‘It seems that the Queen has managed to do,’ says The Telegraph, ‘what Blofeld, Le Chiffre and Dr No never could: bring James Bond to his knees. Insiders at Buckingham Palace report that she has taken part in a film to be broadcast during the Olympics opening, in which she is seen bestowing a knighthood on Bond, as portrayed by Daniel Craig.
‘I do hope that they are wrong and that the Queen is doing something else in the film, perhaps being whisked to safety by Bond after Auric Goldfinger tries to set about her with his laser (“Choose your next witticism carefully, your Majesty, it may be your last!”) I don’t want to see Bond knighted.
‘It’s not that I mind Britain broadcasting to the world a film in which the monarch gives one of the country’s highest honours to a bigoted, manipulative satyromaniac. After all, the Queen has to dub much dodgier customers all the time. My objection is that Bond would not want to be knighted.

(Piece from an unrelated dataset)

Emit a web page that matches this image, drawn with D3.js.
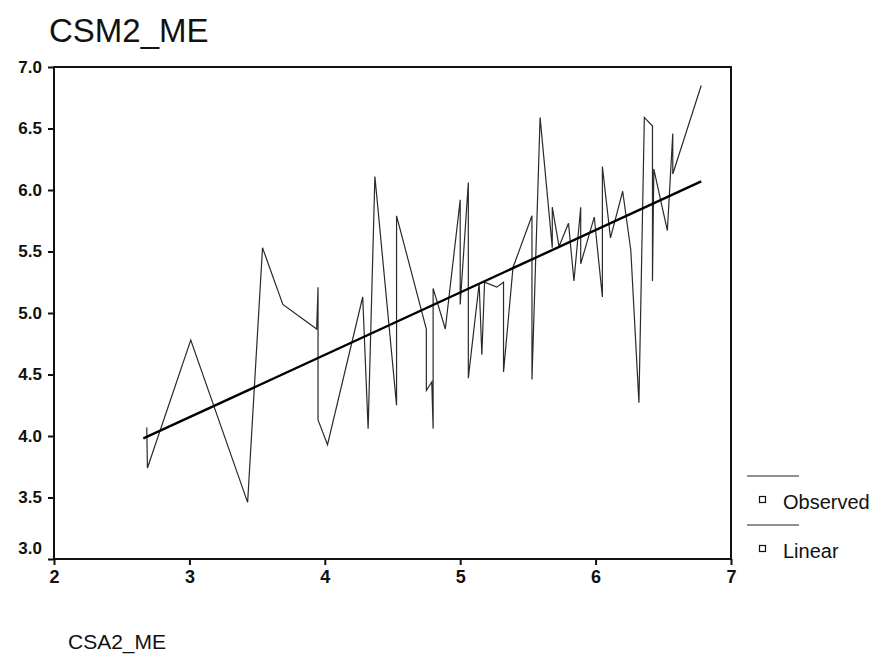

‘At the end of Ian Fleming’s novel The Man with the Golden Gun (1965), Bond, laid up in Jamaica after being shot by Scaramanga, receives a telegram from “M” announcing that the Prime Minister wants to offer him a knighthood. He tells his sidekick Mary Goodnight to send a refusal, insisting that he is “a Scottish peasant and will always feel at home being a Scottish peasant.”
“‘I just refuse to call myself Sir James Bond. I’d laugh at myself every time I looked in the mirror to shave’”, he says. The thought of being “called upon to open things, lay foundation stones, make after-dinner speeches, brought the sweat to his armpits”.’